Millions of pounds might be about to flow towards Hastings and the surrounding area in the most far-reaching regeneration package the area has seen.
Plans for the town's future are ambitious; one of the companies helping drew up the master plan which revitalised Barcelona.
Hastings Borough Council leader Jeremy Birch said: "If we are talking about following a city like Barcelona, we are aiming high."
He is a passionate advocate for his home town and dates its decline from the mid-Sixties, when Mediterranean package holidays tempted Britons abroad.
He said: "Here was the town in decline and the council sat and watched, had no idea how to change things. It took Hastings decades to realise what was going on."
The years of decline have been brutal. From a genteel Victorian watering hole, its prosperity marked by villas and terraces, Hastings has become the 27th most deprived town in England.
It figures prominently in most of the deprivation league tables. Five council wards are among the top ten per cent of the most deprived in England, six are among the ten per cent with the lowest incomes and five are among the ten per cent with the most child poverty.
The story is much the same when it comes to health, housing, education and unemployment. The jobless rate is running at 5.1 per cent, about double the rest of East Sussex and three times the South-East as a whole.

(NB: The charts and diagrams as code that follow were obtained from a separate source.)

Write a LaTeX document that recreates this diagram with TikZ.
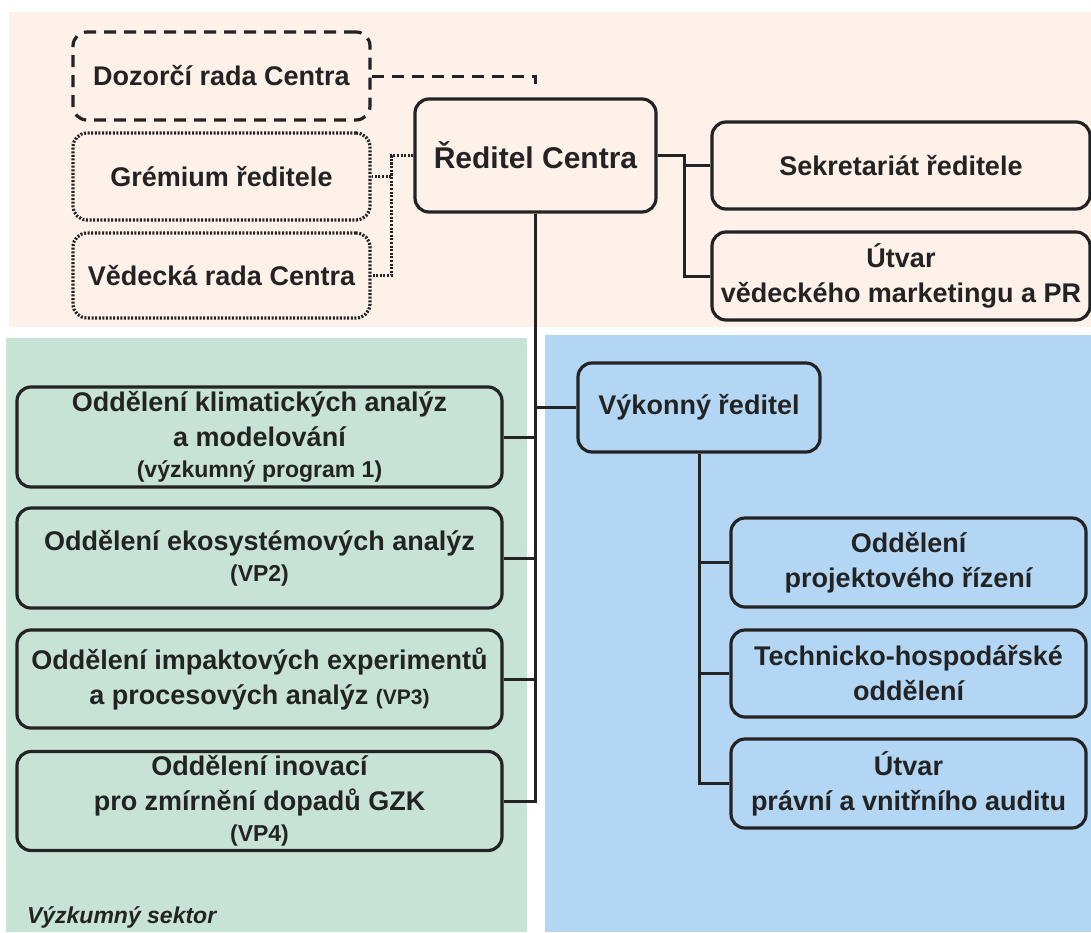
\documentclass[tikz,border=0pt]{standalone}
\usepackage{xcolor}
\usepackage{fontspec}
\setmainfont{Liberation Sans}
\usetikzlibrary{positioning,calc}

\definecolor{peach}{RGB}{253,241,233}
\definecolor{sage}{RGB}{198,227,214}
\definecolor{sky}{RGB}{179,214,245}
\definecolor{ink}{RGB}{35,35,35}

\newcommand{\subtxt}[1]{{\fontsize{11.5}{14}\selectfont #1}}

\tikzset{
  unit/.style={draw=ink, line width=1.6pt, rounded corners=7pt, align=center, text=ink,
    font=\bfseries\fontsize{13.5}{17.5}\selectfont, inner sep=2pt},
  boardbox/.style={unit, fill=peach, dash pattern=on 6pt off 4pt, minimum width=148.5pt},
  councilbox/.style={unit, fill=peach, dash pattern=on 1pt off 0.8pt, minimum width=148.5pt},
  topbox/.style={unit, fill=peach, minimum width=189pt},
  labbox/.style={unit, fill=sage, minimum width=242.5pt},
  officebox/.style={unit, fill=sky, minimum width=177.5pt},
  link/.style={draw=ink, line width=1.5pt}
}

\begin{document}
\begin{tikzpicture}[x=0.5pt, y=-0.5pt]
    \useasboundingbox (0,0) rectangle (1091,932);

    % Background sectors
    \fill[peach] (9,12) rectangle (1091,327);
    \fill[sage] (6,338) rectangle (527,932);
    \fill[sky] (545,335) rectangle (1091,932);

    % Leadership
    \node[boardbox, minimum height=44pt] (dozor) at (221.5,76) {Dozorčí rada Centra};
    \node[councilbox, minimum height=43.5pt] (gremium) at (221.5,176.5) {Grémium ředitele};
    \node[councilbox, minimum height=42.5pt] (vedecka) at (221.5,275.5) {Vědecká rada Centra};
    \node[unit, fill=peach, minimum width=120.5pt, minimum height=56.5pt,
      font=\bfseries\fontsize{15}{18}\selectfont] (reditel) at (535.5,155.5) {Ředitel Centra};
    \node[topbox, minimum height=43.5pt] (sekretariat) at (901,165.5) {Sekretariát ředitele};
    \node[topbox, minimum height=44pt] (marketing) at (901,276) {Útvar\\ vědeckého marketingu a PR};

    % Research sector
    \node[labbox, minimum height=50pt] (klima) at (259.5,437) {Oddělení klimatických analýz\\ a modelování\\[-2pt] \subtxt{(výzkumný program 1)}};
    \node[labbox, minimum height=50pt] (ekosys) at (259.5,558) {Oddělení ekosystémových analýz\\[-2pt] \subtxt{(VP2)}};
    \node[labbox, minimum height=49pt] (impakt) at (259.5,679) {Oddělení impaktových experimentů\\ a procesových analýz {\fontsize{10.5}{13}\selectfont(VP3)}};
    \node[labbox, minimum height=49pt] (inovace) at (259.5,801) {Oddělení inovací\\ pro zmírnění dopadů GZK\\[-2pt] \subtxt{(VP4)}};
    \node[anchor=west, text=ink, font=\bfseries\itshape\fontsize{11.5}{14}\selectfont] (sektor) at (20,917) {Výzkumný sektor};

    % Executive offices
    \node[unit, fill=sky, minimum width=121pt, minimum height=44.5pt] (vykonny) at (699,407.5) {Výkonný ředitel};
    \node[officebox, minimum height=44.5pt] (projekt) at (908.5,562.5) {Oddělení\\ projektového řízení};
    \node[officebox, minimum height=43.5pt] (technicko) at (908.5,673.5) {Technicko-hospodářské\\ oddělení};
    \node[officebox, minimum height=44.5pt] (pravni) at (908.5,783.5) {Útvar\\ právní a vnitřního auditu};

    % Connectors
    \draw[link, dash pattern=on 6pt off 4pt, shorten >=6pt] (dozor.east) -| (reditel.north);
    \coordinate (councilbus) at ($(reditel.west)+(-22,0)$);
    \draw[link, dash pattern=on 1pt off 0.8pt] (reditel.west) -- (councilbus) |- (gremium.east);
    \draw[link, dash pattern=on 1pt off 0.8pt] (councilbus) |- (vedecka.east);
    \coordinate (staffbus) at ($(reditel.east)+(27,0)$);
    \draw[link] (reditel.east) -- (staffbus) |- (sekretariat.west);
    \draw[link] (staffbus) |- (marketing.west);
    \draw[link] (reditel.south) |- (inovace.east);
    \foreach \unitname in {klima,ekosys,impakt}
        \draw[link] (reditel.south) |- (\unitname.east);
    \draw[link] (reditel.south) |- (vykonny.west);
    \draw[link] (vykonny.south) |- (pravni.west);
    \foreach \unitname in {projekt,technicko}
        \draw[link] (vykonny.south) |- (\unitname.west);
\end{tikzpicture}
\end{document}
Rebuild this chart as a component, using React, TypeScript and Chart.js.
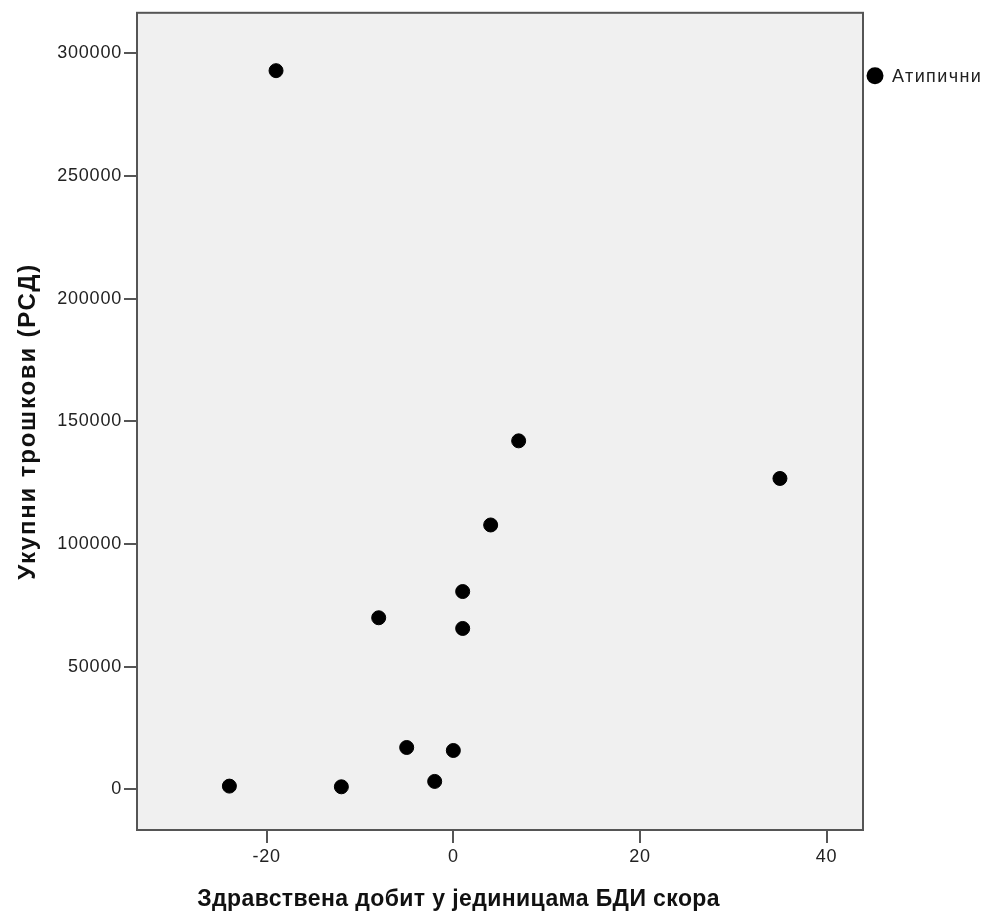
import React, { useEffect, useRef } from "react";
import { Chart, registerables } from "chart.js";

Chart.register(...registerables);

const seriesLabel = "Атипични";
const xValues = [-19, 35, 7, 4, 1, 1, -8, -5, 0, -2, -12, -24];
const yValues = [292960, 126740, 142070, 107780, 80650, 65600, 69960, 17080, 15860, 3250, 1060, 1340];
const xTicks = [-20, 0, 20, 40];
const yTicks = [0, 50000, 100000, 150000, 200000, 250000, 300000];
const xTitle = "Здравствена добит у јединицама БДИ скора";
const yTitle = "Укупни трошкови (РСД)";

const FONT = "'Liberation Sans', Arial, sans-serif";

const decorPlugin = {
  id: "decor",
  beforeDraw(chart: any) {
    (chart.ctx as any).letterSpacing = "0.8px";
  },
  beforeDatasetsDraw(chart: any) {
    const { ctx, chartArea } = chart;
    ctx.save();
    ctx.fillStyle = "#f0f0f0";
    ctx.fillRect(chartArea.left, chartArea.top, chartArea.right - chartArea.left, chartArea.bottom - chartArea.top);
    ctx.restore();
  },
  afterDatasetsDraw(chart: any) {
    const { ctx, chartArea } = chart;
    ctx.save();
    ctx.strokeStyle = "#555555";
    ctx.lineWidth = 2;
    ctx.strokeRect(chartArea.left, chartArea.top, chartArea.right - chartArea.left, chartArea.bottom - chartArea.top);
    // axis titles
    ctx.fillStyle = "#111111";
    ctx.textAlign = "center";
    ctx.textBaseline = "middle";
    const w = chartArea.right - chartArea.left;
    ctx.font = "bold 23px " + FONT;
    ctx.letterSpacing = "0.4px";
    ctx.fillText(xTitle, chartArea.left + w * 0.443, chartArea.bottom + 70);
    ctx.translate(28, (chartArea.top + chartArea.bottom) / 2);
    ctx.rotate(-Math.PI / 2);
    ctx.font = "bold 24px " + FONT;
    ctx.letterSpacing = "1.8px";
    ctx.fillText(yTitle, 0, 0);
    ctx.restore();
    // legend
    ctx.save();
    const ds = chart.data.datasets[0];
    ctx.fillStyle = "#000000";
    ctx.beginPath();
    ctx.arc(chartArea.right + 12, chartArea.top + 63, 8.5, 0, Math.PI * 2);
    ctx.fill();
    ctx.fillStyle = "#222222";
    ctx.font = "18px " + FONT;
    ctx.letterSpacing = "1.4px";
    ctx.textAlign = "left";
    ctx.textBaseline = "middle";
    ctx.fillText(ds.label, chartArea.right + 29, chartArea.top + 64);
    ctx.restore();
  },
};

export default function App() {
  const ref = useRef<HTMLCanvasElement | null>(null);
  useEffect(() => {
    if (!ref.current) return;
    const chart = new Chart(ref.current, {
      type: "scatter",
      data: {
        datasets: [
          {
            label: seriesLabel,
            data: xValues.map((x, i) => ({ x, y: yValues[i] })),
            backgroundColor: "#000000",
            borderColor: "#000000",
            pointRadius: 7,
            pointHoverRadius: 7,
          },
        ],
      },
      options: {
        animation: false,
        responsive: false,
        events: [],
        layout: { padding: { left: 0, top: 11, right: 127, bottom: 0 } },
        plugins: { legend: { display: false }, tooltip: { enabled: false } },
        scales: {
          x: {
            type: "linear",
            min: -33.9,
            max: 43.9,
            afterFit: (s: any) => {
              s.height = 93;
            },
            afterBuildTicks: (s: any) => {
              s.ticks = xTicks.map((v) => ({ value: v }));
            },
            grid: { display: true, drawOnChartArea: false, drawTicks: true, tickLength: 13, color: "#555555", lineWidth: 2 },
            border: { display: false },
            ticks: { color: "#222222", font: { family: FONT, size: 18 }, padding: 3 },
          },
          y: {
            type: "linear",
            min: -16550,
            max: 316550,
            afterFit: (s: any) => {
              s.width = 137;
            },
            afterBuildTicks: (s: any) => {
              s.ticks = yTicks.map((v) => ({ value: v }));
            },
            grid: { display: true, drawOnChartArea: false, drawTicks: true, tickLength: 13, color: "#555555", lineWidth: 2 },
            border: { display: false },
            ticks: { color: "#222222", font: { family: FONT, size: 18 }, padding: 2, callback: (v: any) => String(v) },
          },
        },
      },
      plugins: [decorPlugin],
    });
    return () => chart.destroy();
  }, []);
  return (
    <div style={{ position: "absolute", left: 0, top: 0, width: 990, height: 923, background: "#ffffff" }}>
      <canvas ref={ref} width={990} height={923} style={{ width: 990, height: 923, display: "block" }} />
    </div>
  );
}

Spurred by the disappointment of the bypass, politicians, economic development chiefs and business leaders set up the Hastings and Bexhill taskforce and went back to the drawing board.
The Government agreed the taskforce's outline plans and asked for a detailed, costed and timed strategy which will go to regeneration minister Lord Falconer next month.
The bypasses would have cost £120 million, and there will be bitterness if the same amount of money is not devoted to the new package.
The £26 million Hastings has received through the Single Regeneration Budget during the last five years, although welcome, pales in comparison.
The project, which is likely to be spread over ten years, has five key themes:
A university campus at Upper Wilting Farm, initially with about 800 students, later 2,000, to act as a launch pad for new ideas. The Universities of Sussex and Brighton are already interested, as are colleges across the Channel in Rouen and Lille.
High-speed broadband internet links, giving Hastings the potential to become the pilot e-town.
Better and faster roads and, particularly, rail links to the rest of the region.
An enterprise hub, possibly at Worsham Farm, on the edge of Bexhill or in central Hastings, to act as an incubator for small business start-ups. A business park and new housing is also planned at the Worsham Farm site.
Building new homes, mostly on brownfield sites, and improving existing ones, as well as boosting community facilities.
None of the five is self-contained and each will need to be tackled if the rejuvenation is to succeed. Hopes to attract new business, for example, are unlikely to get far unless there are transport improvements.
Fast trains to London today take one-and-three-quarter hours, only three minutes faster than in the Twenties.
The plan's backers also want the A21 made into a dual carriageway and a metro-type train service linking Hastings to Ashford and the Channel Tunnel in the east, and Brighton and Hove in the west.
Not everything is rosy. The Green lobby, which successfully defeated the bypass, has already dubbed the Bexhill relief road, intended to open up the university campus and business park, the son of the western bypass and branded it unacceptable.
Hastings tends to overshadow neighbouring Bexhill, but the rejuvenation is aimed there too.
Bexhill, founded on private schools where the children of colonial soldiers and civil servants sent their children, has never really recovered from the end of the empire.
Malcolm Mitcheson, president of the Bexhill Chamber of Commerce, said: "If it does go through it would be the best thing that has happened in about 50 years."
Among the organisations driving the programme are local councils, the South-East England Development Agency and East Sussex County Council.
County council leader Peter Jones said Stephen Byers had asked them all to come up with "imaginative solutions" when the bypass was abandoned and they had.
He said without the infrastructure new roads might have brought, planners had to create an area where money was made from brains rather than brawn.
Scrapping the bypass could help revive Hastings and Bexhill.
Mr Jones said: "I think the Government was somewhat taken aback by the hostile reception to its decision.
"It realised that it had upset the local community and felt it had to act.
"Hopefully we can succeed by exploiting a political window of opportunity."